Die größte Motivation ist, wenn jemand sagt, das kannst du nicht! - Markus Rehm im Interview
Die größte Motivation ist, wenn jemand sagt, das kannst du nicht!
Interview mit Weltrekordhalter und Paralympicssieger Markus Rehm
Breit lächelnd und gut gelaunt kommt uns Markus Rehm
entgegen und begrüßt uns am Olympiastützpunkt in Leverkusen. Sicher ist es nicht
selbstverständlich, dass sich ein Goldmedaillengewinner und Weltrekordhalter
die Zeit nimmt, sich mit Schülerzeitungsredakteuren zu unterhalten. Umso mehr
freuten wir uns, als Markus unsere Interviewanfrage annahm. Nun war es also endlich
so weit und wir erlebten einen überaus sympathischen jungen Mann, der offen mit
uns sprach und uns einen Einblick in seine Wettkampfvorbereitung und -durchführung,
aber auch seine persönlichen Einstellungen gab.
Markus hatte im Alter von 14 Jahren (2003) einen Unfall beim
Wakeboardfahren, wobei er seinen rechten Unterschenkel verlor (die ganze Geschichte könnt ihr hier nachlesen). Seine Sportbegeisterung hörte nie auf und
so setzte er alles in Bewegung, um weiterhin Sport ausüben zu können. Durch
hartes Training und die Unterstützung durch Familie und Freunde schaffte er es im
Jahr 2012 bei den Paralympischen Spielen in London die Goldmedaille im
Weitsprung zu holen, außerdem 2016 in Rio de Janeiro Gold im Weitsprung und
Gold gemeinsam mit der 4x100m Staffel. In diesem Jahr stellte er erneut einen
Weltrekord im Weitsprung auf mit der sagenhaften Weite von 8,48m.
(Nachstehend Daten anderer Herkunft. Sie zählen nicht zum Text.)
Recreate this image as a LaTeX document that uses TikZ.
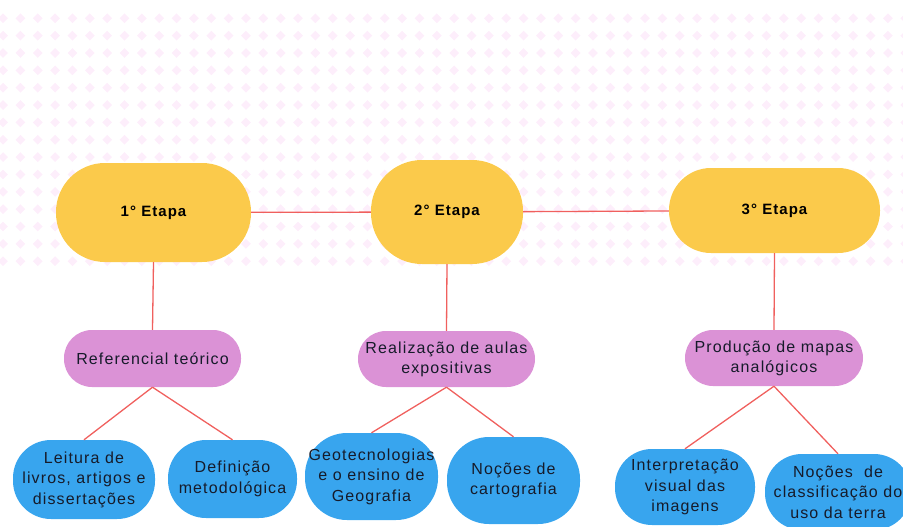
\documentclass[tikz,border=0pt]{standalone}
\usepackage{fontspec}
\setmainfont{Liberation Sans}[LetterSpace=7]
\definecolor{bgpink}{HTML}{FDEEFB}
\definecolor{etyellow}{HTML}{FBCA4B}
\definecolor{refpurple}{HTML}{DB92D6}
\definecolor{topblue}{HTML}{38A5EE}
\definecolor{linered}{HTML}{F0605E}
\definecolor{txtdark}{HTML}{161B2A}
\begin{document}
\begin{tikzpicture}[x=1pt,y=-1pt,
  etapa/.style={fill=etyellow, inner sep=0pt, align=center, text=black,
    font=\bfseries\fontsize{15}{18}\selectfont},
  refbox/.style={fill=refpurple, inner sep=0pt, align=center, text=txtdark,
    font=\fontsize{16}{20}\selectfont},
  leaf/.style={fill=topblue, inner sep=0pt, align=center, text=txtdark,
    font=\fontsize{16}{20.5}\selectfont},
  conn/.style={draw=linered, line width=1.3pt}]
\useasboundingbox (0,0) rectangle (903,527);
\clip (0,0) rectangle (903,527);
% background pattern
\foreach \i in {0,...,52}{
  \foreach \j in {0,...,14}{
    \fill[bgpink] ({3.05+17.35*\i},{18.3+17.35*\j}) +(-4.9,0) -- +(0,-4.9) -- +(4.9,0) -- +(0,4.9) -- cycle;
  }
}
% stages
\node[etapa, minimum width=195pt, minimum height=99pt, rounded corners=49pt] (e1) at (153.5,212.5) {1° Etapa};
\node[etapa, minimum width=152pt, minimum height=104pt, rounded corners=51pt] (e2) at (447,212) {2° Etapa};
\node[etapa, minimum width=211pt, minimum height=85pt, rounded corners=42pt] (e3) at (774.5,210.5) {3° Etapa};
% purple
\node[refbox, minimum width=177pt, minimum height=57pt, rounded corners=28pt] (p1) at (152.5,358.5) {Referencial teórico};
\node[refbox, minimum width=177pt, minimum height=56pt, rounded corners=28pt] (p2) at (446.5,359) {Realização de aulas\\expositivas};
\node[refbox, minimum width=178pt, minimum height=56pt, rounded corners=28pt] (p3) at (774,358) {Produção de mapas\\analógicos};
% blue leaves
\node[leaf, minimum width=142pt, minimum height=79pt, rounded corners=38pt] (b1) at (84,479.5) {Leitura de\\livros, artigos e\\dissertações};
\node[leaf, minimum width=129pt, minimum height=78pt, rounded corners=38pt] (b2) at (232.5,479) {Definição\\metodológica};
\node[leaf, minimum width=133pt, minimum height=87pt, rounded corners=42pt] (b3) at (371.5,476.5) {Geotecnologias\\e o ensino de\\Geografia};
\node[leaf, minimum width=133pt, minimum height=87pt, rounded corners=42pt] (b4) at (513.5,480.5) {Noções de\\cartografia};
\node[leaf, minimum width=140pt, minimum height=76pt, rounded corners=37pt] (b5) at (685,487) {Interpretação\\visual das\\imagens};
\node[leaf, minimum width=146pt, minimum height=76pt, rounded corners=37pt] (b6) at (838,492) {Noções\ \ de\\classificação do\\uso da terra};
% connectors
\draw[conn] (e1) -- (e2);
\draw[conn] (e2) -- (e3);
\draw[conn] (e1.south) -- (p1.north);
\draw[conn] (e2.south) -- (p2.north);
\draw[conn] (e3.south) -- (p3.north);
\draw[conn] (p1.south) -- (b1.north);
\draw[conn] (p1.south) -- (b2.north);
\draw[conn] (p2.south) -- (b3.north);
\draw[conn] (p2.south) -- (b4.north);
\draw[conn] (p3.south) -- (b5.north);
\draw[conn] (p3.south) -- (b6.north);
\end{tikzpicture}
\end{document}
Für uns nahm er sich mehr als zwei Stunden Zeit und
beantwortete geduldig unsere Fragen, die ihr nun in Ausschnitten nachlesen
könnt.
Was war für
dich der schönste Moment im Sport?
Da fallen
mir spontan zwei Momente ein, nur einer hat direkt mit Sport zu tun. Ganz klar
waren das zum einen die ersten Paralympischen Spiele. Mein erster großer Erfolg
bei den Paralympics 2012 in London, meine erste Goldmedaille im Weitsprung, das
war einfach toll, meine Familie und meine Freunde waren dabei. Da wird man dann
schon emotional, man weiß, man hatte diesen Unfall, und all die Menschen, die
mich dann eigentlich hier hin gebracht haben, die sind heute hier. Dann standen
meine Eltern quasi zwischen den Fahnen und ich konnte sie vom Podium aus sehen,
wie sie mir mit Tränen in den Augen zugewunken haben, da musste ich selbst sehr
mit den Tränen kämpfen. Das war einfach ein ganz besonderer Moment, den ich
sicher nie vergessen werde.
Ein weiterer
Moment, der mir sofort einfällt, war nach den Spielen 2016 in Rio. Da kam ich
nach der Ankunft zum ersten Mal wieder auf die Arbeit, ich arbeite ja als
Orthopädietechniker und baue auch Prothesen. Ich habe damals einen achtjährigen
Jungen betreut, der bei einem Unfall beide Beine verloren hatte und für ihn
hatte ich auch die Prothese gebaut. Als er mich an diesem Tag gesehen hat, lief
er auf mich zu und umarmte und beglückwünschte mich und schenkte mir ein
selbstgemaltes Bild. Da musste ich mit den Tränen kämpfen. Seine Mutter
erzählte mir, dass er sich alles von den Spielen anschauen wollte und sie wegen
der Zeitumstellung alles aufnehmen mussten, so dass er alles verfolgen konnte.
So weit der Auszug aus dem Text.